Our finetuned model classifies this sequence as: 0. Actual label is 0. The classification is True
Our finetuned model classifies this sequence as: 0. Actual label is 0. The classification is True
Our finetuned model classifies this sequence as: 0. Actual label is 0. The classification is True
Our finetuned model classifies this sequence as: 0. Actual label is 0. The classification is True
Our finetuned model classifies this sequence as: 1. Actual label is 0. The classification is False


## Conclusion

In [12]:
false = [i for i in results if i == False]

if false:
    print(f"{len(false)} sequences were incorrectly labeled out of {len(results)} sequences")
else:
    print("no false predictions!")

1 sequences were incorrectly labeled out of 10 sequences


We can see that our output coincidentally falls within the range of our validation accuracy. 

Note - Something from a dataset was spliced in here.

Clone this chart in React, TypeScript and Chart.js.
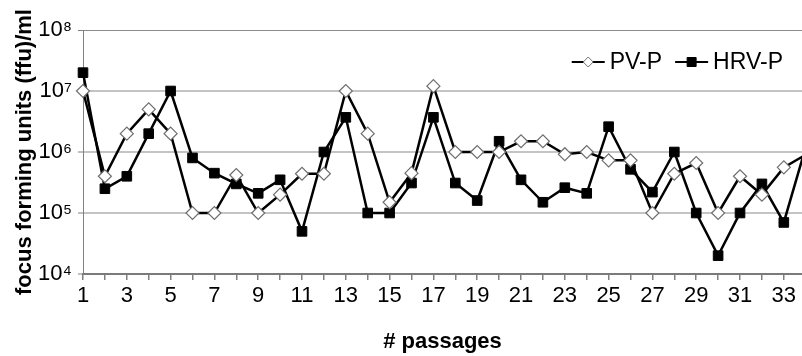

Let's keep in mind that this isn't necessarily indicative of a well performing model, as this is just a small sample of unseen sequences. Additionally, we should consider whether or not 90% is accurate enough for our needs i.e. is mislabeling 10% of negative reviews acceptable? 

In the interim, given the nature of this scenario – classifying customer reviews – so long as a model maintains this level of accuracy in production, this may be an acceptable rate so that there is a solution in place while we continue to attempt to improve on a new version of the model for A/B testing in production.